Hainin en büyüğü, en sinsisi ve en tehlikeli olanı;
İslâm kisvesine bürünerek necip Türk milletini arkadan hançerlemeye çalışan münafıklardır ki, bu Türk düşmanı münafıkların toplandıkları siyâsi partinin adını söylemeye bilmem gerek var mı?
Ne hazindir ki;
İslâm ile yeni ufuklara açılan Türk milleti, şimdilerde ise İslâm adına hareket ettiklerini beyan eden Müslüman kılıklı münafıklar tarafından bölünüp parçalanmak istenmektedir!
İnsan Türk olmayabilir lâkin şayet Müslümansa;
Dandanakan, Pasinler, Malâzgirt, Karamukbeli, 4 büyük Haçlı seferi, Çanakkale, Sakarya, Dumlupınar ve dahası 9 Eylül 1922 ye gelinceye dek milyonlarca evlâdını şehit verip, üzerinde yaşamakta olduğu Anadolu coğrafyasını İslâm toprağı yapan Türk milletine karşı asla düşmanlık besleyemez.
Bir Müslümanın Türk’e düşmanlık yerine minnet duyması gerekirken Türk düşmanlığı yapanların tamamı gerçek birer Müslüman olmayıp, İslâm’la gerçek kimliğini gizleyen Ha-çlı kalıntılarıdır.
Seksene yaklaşan ömrüm içinde şuna şahit oldum ki;
Her kim ki ister din kisvesi, isterse de herhangi bir ideoloji adına Türk milletini inkâr edip küçümsüyor ise alayı birden;
Nankör,
Soy özürlü,
Ahlâk fukarası,
Genetik takıntılı,
Kadir kıymet bilmez,
Onun bunun kuçu kuçusu satılmış bire işbirlikçidirler!
Bilhassa din kisvesine bürünerek, bu kisve altında Türklüğe çatanlara çok iyi dikkat edilmeli, zira bu gibiler koyunlarında dedelerinden kalma birer HA-Ç gezdirirler, utanmadan da âlim- ulema pozlarıyla câmi – dergâh – tekke çevrelerinde vaaz(!) verirler.
Yüce dinimiz İslâm’ı süfli maksatlarına âlet ederek Türk milletinin inkârı cihetine gidenlerin bu aşağılık fikirlerine kanan saf ve temiz insanlarımızı mutlaka uyarmalıyız.
Türk’ün yurdunda yaşayıp, Türk’ün imkânlarından, makamlarından, merhamet ve insâniyetinden istifade ettiği halde, Türk’e karşı nankörlük edenlerin her biri insanlıktan nasipsiz, iman fukarası ve asla itimat edilmemesi gereken birer soysuzdurlar.
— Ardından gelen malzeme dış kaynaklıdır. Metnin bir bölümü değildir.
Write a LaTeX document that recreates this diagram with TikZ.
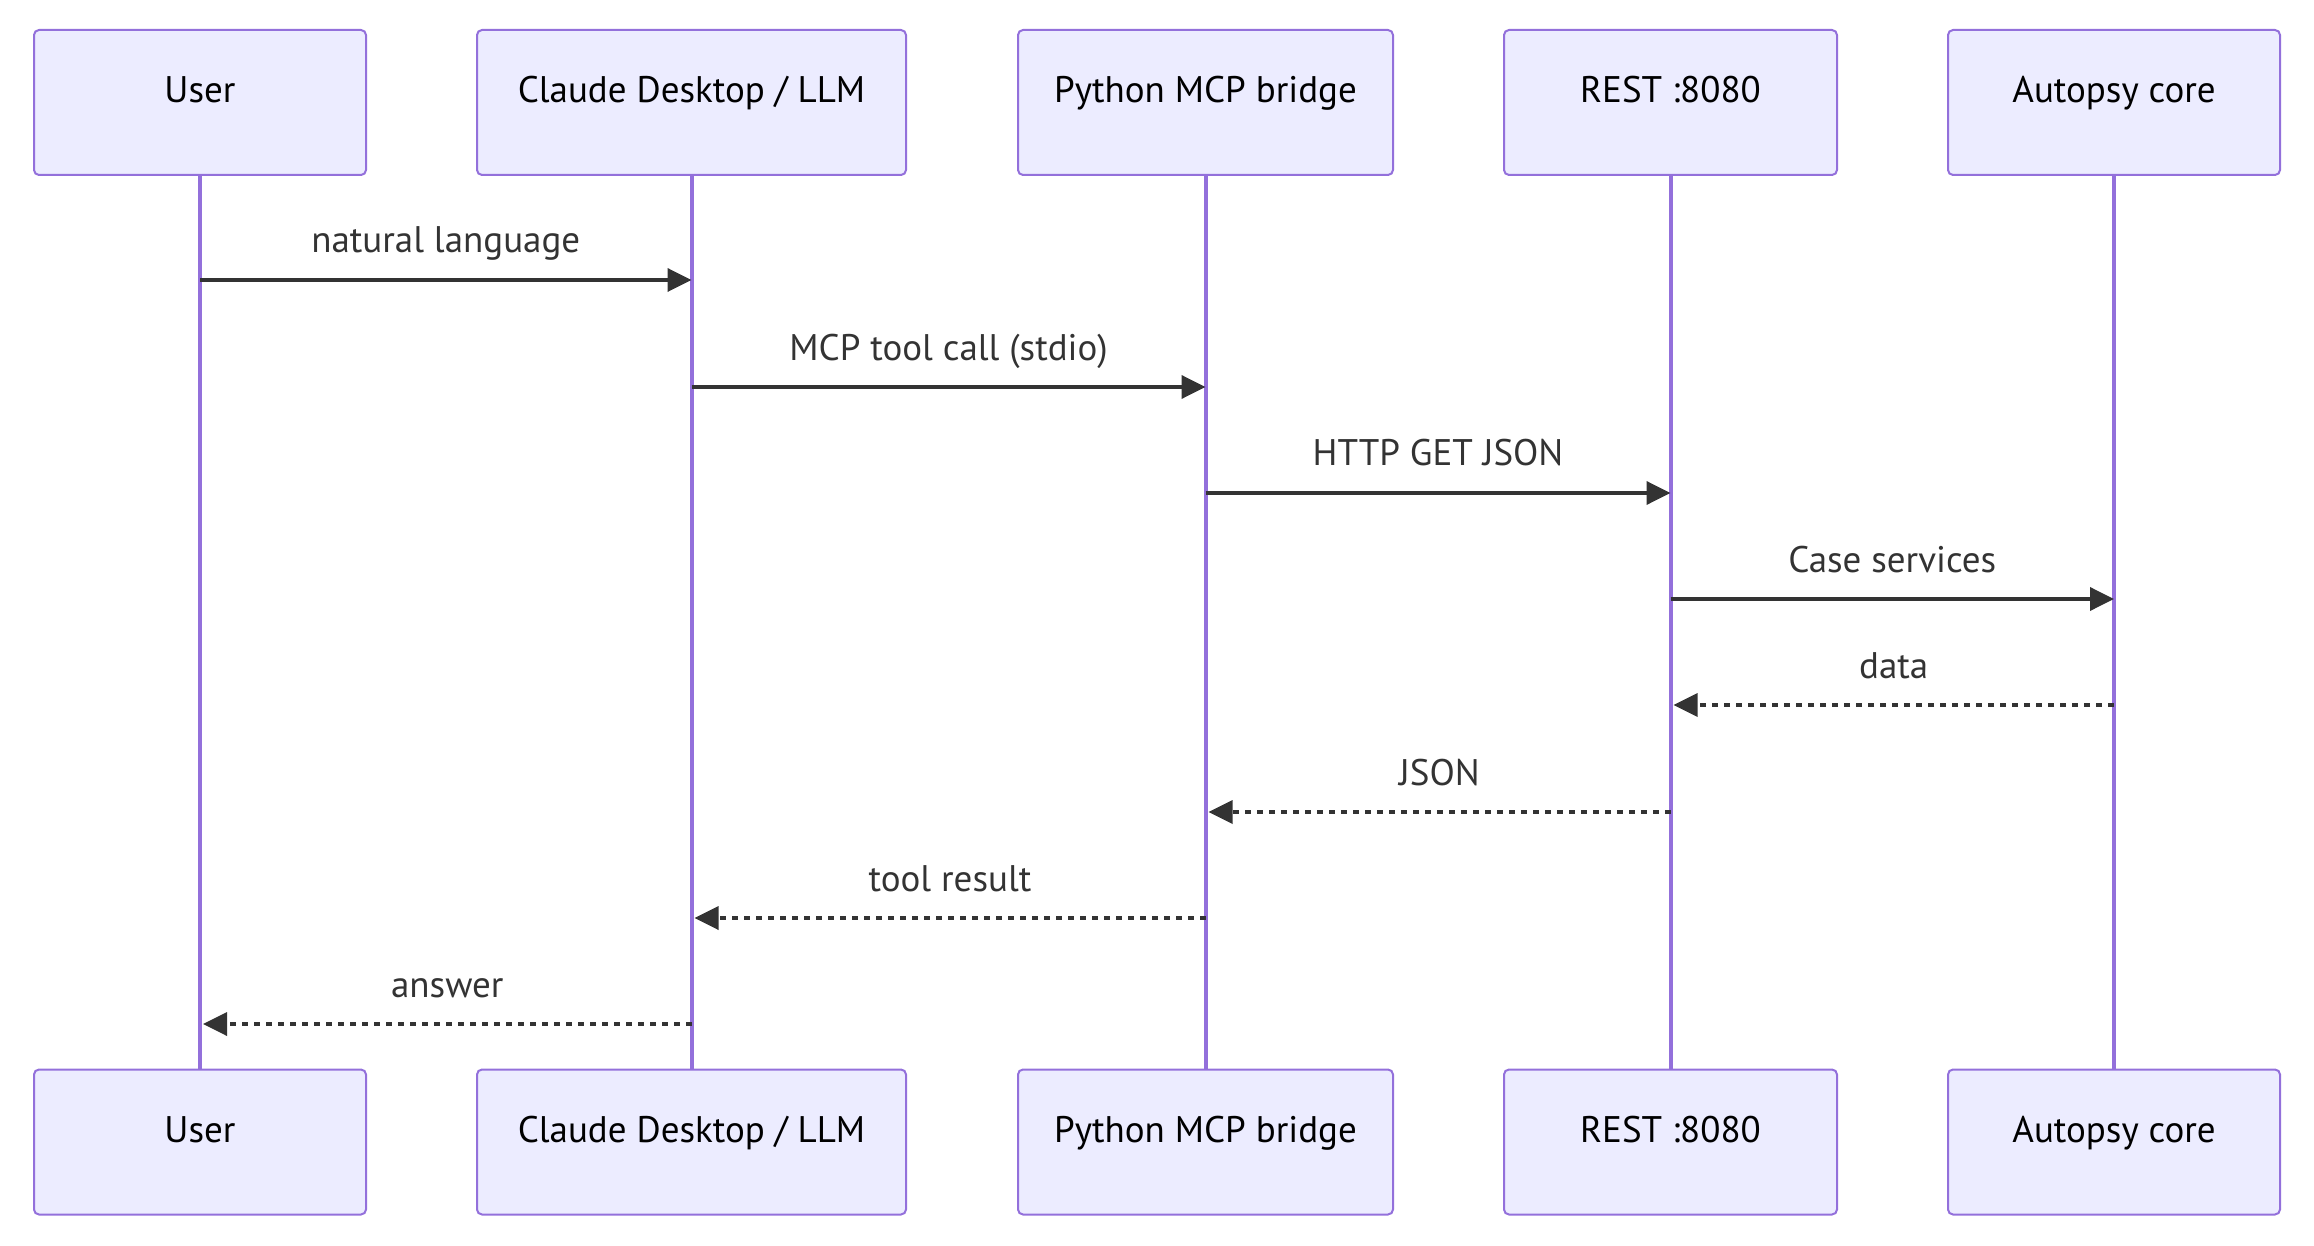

Allah c.c. insanlığın istifadesine TOPRAK, HAVA, SU ve TÜRK gibi dört müstesna nimet sunmuş olup; insanlar ilk üçü ile biyolojik varlıklarını sürdürürlerken, Türk’ün ise hâkim olduğu coğrafyada, Adâlet ve Hakkaniyet ölçüleri içerisinde, Mal, Can ve Namus emniyeti sağlanmış bir şekilde mutlu ve müreffeh bir hayat sürerler.
Ünlü bir Alman Düşünürü nün ”TÜRKLER GELİP ALMANYAYI ALMIŞ OLSALARDI ANCAK BU SAYEDE İNSANCA BİR HAYAT YAŞAYABİLİRDİK…” sözü bu gerçeğin en güzel bir ifâdesidir sanırım.
TÜRK, TÜRK OLMAKTAN ÖVÜNMELİ
Türk;
İnsanlığın huzur ve güvenini sağlamak, ırz- namus ve haysiyetinin korunarak insan onuruna yakışan bir hayat sürmesi için Cenab-ı Allah tarafından memur ve muhtar kılınmış mübârek ve muazzez bir milletin adıdır.